Selasa, November 13, 2012

Kotbah Misa Harian, Selasa 13 Nopember 2012



HAMBA - ISME

Tit 2:1-8.11-14; Luk 17:7-10
Misa Harian, Selasa 13 Nopember 2012,
Di Soverdi Surabaya

(P. Benediktus Bere Mali, SVD)


Kita hidup di antara aneka pandangan hidup yang menyertai keberadaan kita. Beraneka warna paradigma itu, salah satunya adalah Hamba-isme di dalam relasi sosial.


Mendengar pandangan hamba-isme pasti muncul banyak reaksi, ada yang menerima ada yang menyangkalnya dalam relasi sosial baik dalam lingkungan makro maupun mikro.


Menolak karena bukan jamannya lagi orang menjadi hamba dalam relasi sosial. Orang jaman ini menekankan kesetaraan dalam keberbedaan, bukan supordinasi satu terhadap yang lain.


Menerima karena dalam relasi spiritual, hal ini sangat penting. Relasi rohani antara manusia dengan Allah dibangun di atas pola hamba dengan majikan. Manusia sebagai hamba sedangkan Majikan adalah Allah.


Yang menjadi pertanyaan adalah mengapa relasi antara manusia dengan Allah didirikan di atas dasar paradigma seorang hamba dengan raja? Alasan yang mewarnai pandangan relasi hamba dengan raja sebagai dasar relasi dengan manusia adalah konteks zamannya. Pada zaman Yesus dalam sejarah hidupnya, pandangan hambaisme bertumbuh subur dalam relasi sosial. Raja memperlakukan rakyatnya sebagai hamba.


Pandangan ini digunakan Yesus dalam pewartaanNya. Meskipun demikian, yang membedakan pandangan Hamba-isme dalam pandangan sosial pada saat itu dengan pandangan spiritual yang dihadirkan di dalam pewartaan Tuhan Yesus adalah sebagai berikut.


Pandangan dunia, hamba melakukan apa saja, entah itu baik atau tidak baik, entah benar atau tidak benar, harus dilakukan oleh rakyat untuk kesenangan raja atau penguasa, untuk egoisme raja atau pemimpin.


Sedangkan dalam pandangan rohani, hamba-isme yang dimaksud adalah umat manusia melakukan yang sehat, entah itu sehat pikiran, sehat kata-kata dan sehat perilaku dalam takaran kehendak Allah yang menyelamatkan secara universal melintas batas-batas ciptaan manusia.

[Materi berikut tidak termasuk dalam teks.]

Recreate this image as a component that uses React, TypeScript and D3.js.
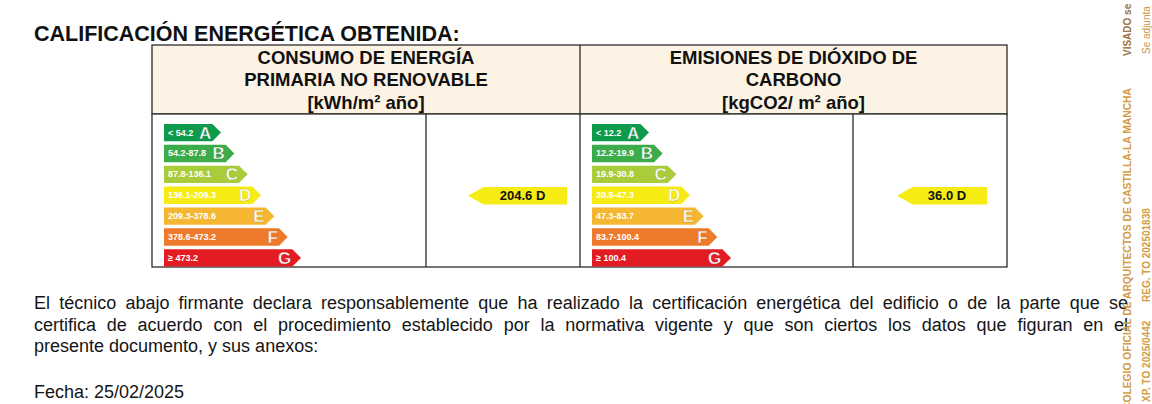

Dengan kata lain, Yesus menyetir pandangan dunia itu ke arah yang spiritual, agar rakyat dalam konteks sipil dan umat dalam konteks keagamaan, menjadi hamba dalam berelasi dengan atasan yaitu pemimpin dunia dan pemimpin sipiritual, melakukan semua yang sehat: baik dan benar, untuk kebaikan, kebenaran, kesejahteraan, keselamatan bersama.


Kita hidup sebagai hamba Allah. Artinya dalam komunitas manapun habitat kita, kita bukan melaksanakan kehendak pribadi yang lebih bernuansa egoistik, tetapi kita utamakan kehendak Allah yang membawa keselamatan yang abadi.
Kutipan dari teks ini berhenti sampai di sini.